## begin Information provided

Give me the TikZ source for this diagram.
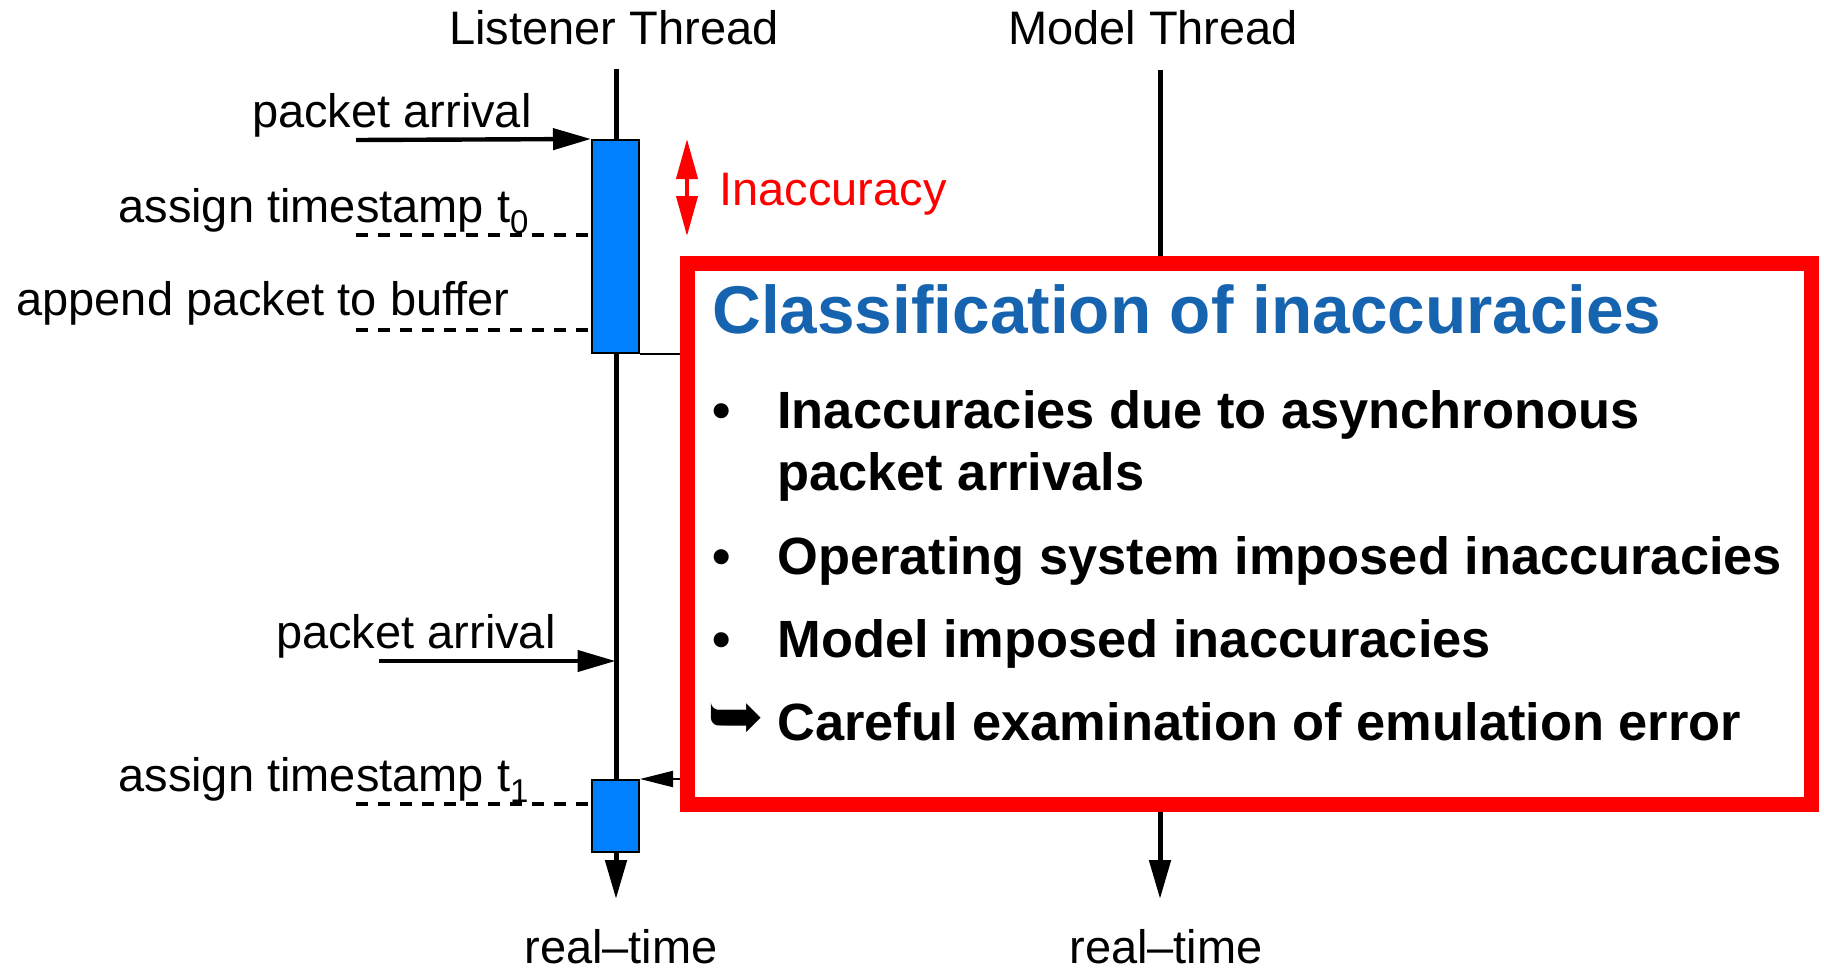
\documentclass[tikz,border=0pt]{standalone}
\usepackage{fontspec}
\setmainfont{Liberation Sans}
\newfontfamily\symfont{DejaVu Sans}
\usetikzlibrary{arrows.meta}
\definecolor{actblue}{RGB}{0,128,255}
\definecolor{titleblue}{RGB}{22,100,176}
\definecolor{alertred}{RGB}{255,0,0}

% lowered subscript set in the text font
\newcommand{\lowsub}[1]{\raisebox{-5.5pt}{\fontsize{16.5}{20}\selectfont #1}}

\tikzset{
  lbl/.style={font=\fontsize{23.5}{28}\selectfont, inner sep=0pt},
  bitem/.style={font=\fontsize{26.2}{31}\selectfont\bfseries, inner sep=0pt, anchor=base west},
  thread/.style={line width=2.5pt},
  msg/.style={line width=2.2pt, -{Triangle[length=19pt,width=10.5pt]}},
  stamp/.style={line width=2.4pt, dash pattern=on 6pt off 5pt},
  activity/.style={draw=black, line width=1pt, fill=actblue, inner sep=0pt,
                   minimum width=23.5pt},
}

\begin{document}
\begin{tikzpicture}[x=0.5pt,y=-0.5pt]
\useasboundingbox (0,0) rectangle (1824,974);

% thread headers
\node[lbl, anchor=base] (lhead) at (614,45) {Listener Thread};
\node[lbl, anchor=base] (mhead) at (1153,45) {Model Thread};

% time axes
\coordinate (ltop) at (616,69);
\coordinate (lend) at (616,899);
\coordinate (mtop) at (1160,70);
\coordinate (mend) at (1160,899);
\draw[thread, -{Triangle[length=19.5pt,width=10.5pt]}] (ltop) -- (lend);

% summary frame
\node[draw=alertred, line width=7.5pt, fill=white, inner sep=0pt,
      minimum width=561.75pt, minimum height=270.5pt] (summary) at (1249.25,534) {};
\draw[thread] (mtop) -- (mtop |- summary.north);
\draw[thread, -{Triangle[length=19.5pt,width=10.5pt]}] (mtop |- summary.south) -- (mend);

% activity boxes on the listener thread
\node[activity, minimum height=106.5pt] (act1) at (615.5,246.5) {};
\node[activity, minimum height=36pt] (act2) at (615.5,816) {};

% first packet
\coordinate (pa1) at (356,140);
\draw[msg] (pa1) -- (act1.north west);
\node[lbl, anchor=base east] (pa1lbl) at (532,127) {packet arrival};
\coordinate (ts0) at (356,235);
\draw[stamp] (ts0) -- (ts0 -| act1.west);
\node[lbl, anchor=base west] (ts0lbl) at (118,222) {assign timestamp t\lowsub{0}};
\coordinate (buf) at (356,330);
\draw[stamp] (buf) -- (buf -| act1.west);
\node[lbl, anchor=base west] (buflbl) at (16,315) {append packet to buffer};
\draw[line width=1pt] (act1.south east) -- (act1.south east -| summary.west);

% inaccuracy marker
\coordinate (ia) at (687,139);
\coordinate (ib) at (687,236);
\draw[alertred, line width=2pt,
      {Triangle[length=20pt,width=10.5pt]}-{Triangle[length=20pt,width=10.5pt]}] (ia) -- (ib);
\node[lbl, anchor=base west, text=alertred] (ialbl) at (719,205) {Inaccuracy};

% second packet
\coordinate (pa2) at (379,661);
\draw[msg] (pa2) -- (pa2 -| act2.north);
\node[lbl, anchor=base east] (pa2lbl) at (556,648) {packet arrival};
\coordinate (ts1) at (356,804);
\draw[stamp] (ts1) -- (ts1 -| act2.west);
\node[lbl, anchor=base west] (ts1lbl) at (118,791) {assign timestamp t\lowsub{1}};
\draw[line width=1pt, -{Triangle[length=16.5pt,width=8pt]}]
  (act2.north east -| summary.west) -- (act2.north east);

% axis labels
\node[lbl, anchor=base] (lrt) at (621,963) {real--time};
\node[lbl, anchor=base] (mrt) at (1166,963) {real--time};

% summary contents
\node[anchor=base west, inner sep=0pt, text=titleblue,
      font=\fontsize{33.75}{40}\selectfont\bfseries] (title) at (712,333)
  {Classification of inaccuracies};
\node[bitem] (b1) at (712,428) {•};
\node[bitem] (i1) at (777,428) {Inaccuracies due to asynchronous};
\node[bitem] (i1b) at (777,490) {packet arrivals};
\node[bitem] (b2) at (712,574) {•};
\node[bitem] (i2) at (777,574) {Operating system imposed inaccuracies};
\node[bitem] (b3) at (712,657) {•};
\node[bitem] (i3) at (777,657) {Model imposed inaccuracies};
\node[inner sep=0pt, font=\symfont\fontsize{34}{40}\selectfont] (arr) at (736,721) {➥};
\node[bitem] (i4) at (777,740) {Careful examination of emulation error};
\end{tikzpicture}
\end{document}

## end Information provided
## begin Information provided

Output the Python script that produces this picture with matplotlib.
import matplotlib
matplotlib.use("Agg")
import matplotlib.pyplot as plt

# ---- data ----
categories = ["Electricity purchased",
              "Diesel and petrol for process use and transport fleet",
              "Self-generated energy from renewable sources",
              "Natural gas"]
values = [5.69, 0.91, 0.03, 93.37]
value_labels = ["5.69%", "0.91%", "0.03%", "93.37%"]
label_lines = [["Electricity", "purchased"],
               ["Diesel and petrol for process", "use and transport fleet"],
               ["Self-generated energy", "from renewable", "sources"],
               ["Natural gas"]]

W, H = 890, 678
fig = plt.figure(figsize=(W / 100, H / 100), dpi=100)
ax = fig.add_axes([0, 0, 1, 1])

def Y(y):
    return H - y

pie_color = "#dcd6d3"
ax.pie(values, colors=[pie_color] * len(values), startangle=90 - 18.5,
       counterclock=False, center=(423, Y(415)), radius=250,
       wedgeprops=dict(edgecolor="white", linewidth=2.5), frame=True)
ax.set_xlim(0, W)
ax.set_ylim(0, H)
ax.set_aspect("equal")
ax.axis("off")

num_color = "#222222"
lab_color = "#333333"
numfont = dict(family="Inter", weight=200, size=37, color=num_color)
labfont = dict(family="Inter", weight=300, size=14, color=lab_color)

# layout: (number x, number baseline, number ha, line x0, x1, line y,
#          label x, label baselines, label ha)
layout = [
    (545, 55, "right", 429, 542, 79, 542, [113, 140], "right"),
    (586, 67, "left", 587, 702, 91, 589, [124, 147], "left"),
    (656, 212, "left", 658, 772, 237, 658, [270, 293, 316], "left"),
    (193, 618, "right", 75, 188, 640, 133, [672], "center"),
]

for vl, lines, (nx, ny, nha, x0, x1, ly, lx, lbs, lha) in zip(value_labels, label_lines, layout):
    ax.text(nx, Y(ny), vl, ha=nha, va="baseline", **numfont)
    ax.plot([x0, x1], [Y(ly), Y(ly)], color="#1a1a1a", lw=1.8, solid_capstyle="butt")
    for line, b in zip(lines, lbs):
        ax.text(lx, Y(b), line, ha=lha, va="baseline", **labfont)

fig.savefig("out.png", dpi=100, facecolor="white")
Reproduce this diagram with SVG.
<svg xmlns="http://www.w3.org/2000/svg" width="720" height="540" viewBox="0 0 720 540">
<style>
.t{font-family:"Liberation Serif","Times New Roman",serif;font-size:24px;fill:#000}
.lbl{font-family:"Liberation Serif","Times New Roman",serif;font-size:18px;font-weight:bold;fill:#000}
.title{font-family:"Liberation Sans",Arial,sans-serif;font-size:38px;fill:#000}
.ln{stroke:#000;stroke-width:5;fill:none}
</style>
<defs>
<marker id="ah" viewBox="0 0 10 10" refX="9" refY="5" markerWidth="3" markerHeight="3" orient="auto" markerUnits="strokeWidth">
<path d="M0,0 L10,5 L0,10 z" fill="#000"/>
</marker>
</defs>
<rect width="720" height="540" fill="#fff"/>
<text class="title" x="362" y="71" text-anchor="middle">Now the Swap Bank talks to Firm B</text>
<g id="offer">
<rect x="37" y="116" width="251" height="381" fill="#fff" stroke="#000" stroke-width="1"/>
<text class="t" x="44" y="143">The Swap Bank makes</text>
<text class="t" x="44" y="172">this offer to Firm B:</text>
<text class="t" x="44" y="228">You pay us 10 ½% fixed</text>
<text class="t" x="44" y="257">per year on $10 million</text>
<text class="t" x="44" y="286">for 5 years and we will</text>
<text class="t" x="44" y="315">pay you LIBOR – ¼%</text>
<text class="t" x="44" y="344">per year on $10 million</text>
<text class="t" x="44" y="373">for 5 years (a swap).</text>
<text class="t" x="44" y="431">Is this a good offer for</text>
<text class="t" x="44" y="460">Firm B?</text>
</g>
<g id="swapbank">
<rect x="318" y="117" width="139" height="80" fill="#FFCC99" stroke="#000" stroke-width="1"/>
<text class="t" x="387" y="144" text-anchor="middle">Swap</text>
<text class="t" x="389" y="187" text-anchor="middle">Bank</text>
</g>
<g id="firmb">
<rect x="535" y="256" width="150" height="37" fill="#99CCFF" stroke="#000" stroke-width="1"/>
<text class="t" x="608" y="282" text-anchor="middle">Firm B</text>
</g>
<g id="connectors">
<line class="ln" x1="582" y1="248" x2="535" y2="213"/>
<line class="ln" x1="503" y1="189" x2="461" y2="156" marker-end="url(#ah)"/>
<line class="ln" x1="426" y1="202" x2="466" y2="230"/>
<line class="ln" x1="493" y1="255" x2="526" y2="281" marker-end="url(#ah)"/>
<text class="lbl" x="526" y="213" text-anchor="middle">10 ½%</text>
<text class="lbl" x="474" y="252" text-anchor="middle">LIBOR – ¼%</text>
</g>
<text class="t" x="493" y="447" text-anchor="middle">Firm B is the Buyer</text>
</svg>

## end Information provided
## begin Information provided

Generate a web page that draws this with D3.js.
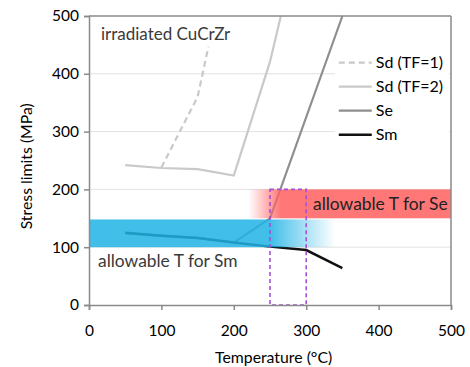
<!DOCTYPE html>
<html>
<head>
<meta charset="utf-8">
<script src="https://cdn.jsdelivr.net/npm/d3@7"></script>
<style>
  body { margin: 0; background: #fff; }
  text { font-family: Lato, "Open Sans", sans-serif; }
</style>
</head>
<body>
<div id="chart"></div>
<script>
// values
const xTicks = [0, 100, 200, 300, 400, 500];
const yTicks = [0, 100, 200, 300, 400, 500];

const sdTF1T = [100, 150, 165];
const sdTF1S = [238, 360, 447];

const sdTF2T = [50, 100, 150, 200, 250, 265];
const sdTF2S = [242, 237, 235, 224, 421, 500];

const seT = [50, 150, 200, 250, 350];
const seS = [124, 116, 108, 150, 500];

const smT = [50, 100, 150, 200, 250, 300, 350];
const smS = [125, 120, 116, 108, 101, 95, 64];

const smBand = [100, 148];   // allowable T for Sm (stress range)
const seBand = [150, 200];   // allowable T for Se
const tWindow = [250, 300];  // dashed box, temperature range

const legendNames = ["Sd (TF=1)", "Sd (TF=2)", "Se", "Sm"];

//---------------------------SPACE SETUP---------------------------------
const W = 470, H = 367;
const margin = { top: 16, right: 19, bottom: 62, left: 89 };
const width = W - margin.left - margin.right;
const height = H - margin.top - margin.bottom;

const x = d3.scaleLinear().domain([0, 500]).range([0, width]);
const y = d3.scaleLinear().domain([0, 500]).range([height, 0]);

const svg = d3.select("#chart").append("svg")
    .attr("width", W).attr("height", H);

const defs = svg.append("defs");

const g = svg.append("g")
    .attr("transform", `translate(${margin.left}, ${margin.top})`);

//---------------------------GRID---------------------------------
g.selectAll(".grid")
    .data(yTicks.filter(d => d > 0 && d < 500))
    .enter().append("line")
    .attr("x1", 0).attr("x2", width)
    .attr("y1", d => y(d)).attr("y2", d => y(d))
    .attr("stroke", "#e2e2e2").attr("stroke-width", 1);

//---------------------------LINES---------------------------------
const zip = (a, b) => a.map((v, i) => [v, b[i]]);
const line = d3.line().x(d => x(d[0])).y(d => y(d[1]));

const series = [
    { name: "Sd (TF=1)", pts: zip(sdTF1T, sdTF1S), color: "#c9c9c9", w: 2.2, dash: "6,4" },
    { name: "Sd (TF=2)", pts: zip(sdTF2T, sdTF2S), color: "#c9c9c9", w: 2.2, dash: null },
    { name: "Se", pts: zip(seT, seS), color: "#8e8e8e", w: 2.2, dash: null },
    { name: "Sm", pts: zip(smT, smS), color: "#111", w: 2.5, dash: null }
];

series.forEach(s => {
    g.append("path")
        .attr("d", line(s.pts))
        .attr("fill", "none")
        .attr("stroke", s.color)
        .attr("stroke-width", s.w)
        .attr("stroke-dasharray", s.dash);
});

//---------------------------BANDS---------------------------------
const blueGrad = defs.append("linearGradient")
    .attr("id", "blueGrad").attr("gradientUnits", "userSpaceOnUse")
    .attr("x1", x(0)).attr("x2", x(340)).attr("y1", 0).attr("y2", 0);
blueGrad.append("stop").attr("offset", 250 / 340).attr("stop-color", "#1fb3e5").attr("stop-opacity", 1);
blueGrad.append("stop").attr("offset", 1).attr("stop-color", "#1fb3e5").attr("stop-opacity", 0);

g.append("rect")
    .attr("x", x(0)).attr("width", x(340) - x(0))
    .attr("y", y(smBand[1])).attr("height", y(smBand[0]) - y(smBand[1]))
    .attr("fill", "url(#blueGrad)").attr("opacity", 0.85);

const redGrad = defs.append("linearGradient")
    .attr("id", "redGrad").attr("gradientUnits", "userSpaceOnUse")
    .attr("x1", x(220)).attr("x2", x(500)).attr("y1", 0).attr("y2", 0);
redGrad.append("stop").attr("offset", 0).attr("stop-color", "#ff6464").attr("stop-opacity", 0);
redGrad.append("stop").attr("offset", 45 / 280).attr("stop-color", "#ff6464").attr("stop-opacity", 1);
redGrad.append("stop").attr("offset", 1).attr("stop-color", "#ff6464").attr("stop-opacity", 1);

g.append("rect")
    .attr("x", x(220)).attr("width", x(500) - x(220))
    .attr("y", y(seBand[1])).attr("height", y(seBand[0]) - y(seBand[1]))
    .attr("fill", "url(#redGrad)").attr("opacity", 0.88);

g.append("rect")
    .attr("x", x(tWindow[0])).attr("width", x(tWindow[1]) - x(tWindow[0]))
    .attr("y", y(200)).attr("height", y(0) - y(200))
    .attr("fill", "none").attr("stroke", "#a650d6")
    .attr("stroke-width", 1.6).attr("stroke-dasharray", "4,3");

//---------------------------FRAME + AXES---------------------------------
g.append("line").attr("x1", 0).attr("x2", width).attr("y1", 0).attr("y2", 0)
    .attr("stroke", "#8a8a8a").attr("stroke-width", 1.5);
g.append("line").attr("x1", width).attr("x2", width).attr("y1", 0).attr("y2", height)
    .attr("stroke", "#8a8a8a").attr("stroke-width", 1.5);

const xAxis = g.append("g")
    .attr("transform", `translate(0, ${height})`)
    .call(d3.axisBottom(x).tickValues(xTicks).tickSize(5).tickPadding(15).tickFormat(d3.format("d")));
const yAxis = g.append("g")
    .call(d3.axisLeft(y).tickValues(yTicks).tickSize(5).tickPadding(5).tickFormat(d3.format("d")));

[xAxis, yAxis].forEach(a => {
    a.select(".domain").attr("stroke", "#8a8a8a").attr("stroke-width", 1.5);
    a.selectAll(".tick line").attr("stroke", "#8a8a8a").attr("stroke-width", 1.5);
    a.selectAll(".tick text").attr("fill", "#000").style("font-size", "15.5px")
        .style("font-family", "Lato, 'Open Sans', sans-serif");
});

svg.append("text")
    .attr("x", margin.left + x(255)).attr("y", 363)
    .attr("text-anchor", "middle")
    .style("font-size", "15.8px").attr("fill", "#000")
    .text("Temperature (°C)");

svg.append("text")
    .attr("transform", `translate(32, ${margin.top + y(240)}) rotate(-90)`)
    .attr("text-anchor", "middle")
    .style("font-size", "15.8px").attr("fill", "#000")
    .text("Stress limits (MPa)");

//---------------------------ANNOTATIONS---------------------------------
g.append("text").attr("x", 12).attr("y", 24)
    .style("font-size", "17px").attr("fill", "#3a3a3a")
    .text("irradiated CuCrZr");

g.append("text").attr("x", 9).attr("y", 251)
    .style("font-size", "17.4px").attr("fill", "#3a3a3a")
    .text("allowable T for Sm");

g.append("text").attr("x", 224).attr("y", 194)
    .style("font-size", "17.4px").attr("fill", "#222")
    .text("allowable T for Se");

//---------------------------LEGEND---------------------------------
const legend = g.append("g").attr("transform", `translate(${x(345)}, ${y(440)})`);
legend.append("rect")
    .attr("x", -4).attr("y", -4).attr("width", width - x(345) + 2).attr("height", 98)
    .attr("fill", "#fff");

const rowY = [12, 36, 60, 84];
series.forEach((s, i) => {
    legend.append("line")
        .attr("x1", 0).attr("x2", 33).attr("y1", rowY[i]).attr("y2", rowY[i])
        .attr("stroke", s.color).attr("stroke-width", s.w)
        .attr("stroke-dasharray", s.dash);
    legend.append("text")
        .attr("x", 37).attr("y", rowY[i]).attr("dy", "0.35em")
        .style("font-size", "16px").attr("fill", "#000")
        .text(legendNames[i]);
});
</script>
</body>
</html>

## end Information provided

* [Goal]: Pick out the part that begins with the line containing "Give me the TikZ source for this diagram." and finishes with the line containing "minimum height=36pt] (act2)", both included. Restate it exactly, without images.

* [Solved exercise]:
Give me the TikZ source for this diagram.
\documentclass[tikz,border=0pt]{standalone}
\usepackage{fontspec}
\setmainfont{Liberation Sans}
\newfontfamily\symfont{DejaVu Sans}
\usetikzlibrary{arrows.meta}
\definecolor{actblue}{RGB}{0,128,255}
\definecolor{titleblue}{RGB}{22,100,176}
\definecolor{alertred}{RGB}{255,0,0}

% lowered subscript set in the text font
\newcommand{\lowsub}[1]{\raisebox{-5.5pt}{\fontsize{16.5}{20}\selectfont #1}}

\tikzset{
  lbl/.style={font=\fontsize{23.5}{28}\selectfont, inner sep=0pt},
  bitem/.style={font=\fontsize{26.2}{31}\selectfont\bfseries, inner sep=0pt, anchor=base west},
  thread/.style={line width=2.5pt},
  msg/.style={line width=2.2pt, -{Triangle[length=19pt,width=10.5pt]}},
  stamp/.style={line width=2.4pt, dash pattern=on 6pt off 5pt},
  activity/.style={draw=black, line width=1pt, fill=actblue, inner sep=0pt,
                   minimum width=23.5pt},
}

\begin{document}
\begin{tikzpicture}[x=0.5pt,y=-0.5pt]
\useasboundingbox (0,0) rectangle (1824,974);

% thread headers
\node[lbl, anchor=base] (lhead) at (614,45) {Listener Thread};
\node[lbl, anchor=base] (mhead) at (1153,45) {Model Thread};

% time axes
\coordinate (ltop) at (616,69);
\coordinate (lend) at (616,899);
\coordinate (mtop) at (1160,70);
\coordinate (mend) at (1160,899);
\draw[thread, -{Triangle[length=19.5pt,width=10.5pt]}] (ltop) -- (lend);

% summary frame
\node[draw=alertred, line width=7.5pt, fill=white, inner sep=0pt,
      minimum width=561.75pt, minimum height=270.5pt] (summary) at (1249.25,534) {};
\draw[thread] (mtop) -- (mtop |- summary.north);
\draw[thread, -{Triangle[length=19.5pt,width=10.5pt]}] (mtop |- summary.south) -- (mend);

% activity boxes on the listener thread
\node[activity, minimum height=106.5pt] (act1) at (615.5,246.5) {};
\node[activity, minimum height=36pt] (act2) at (615.5,816) {};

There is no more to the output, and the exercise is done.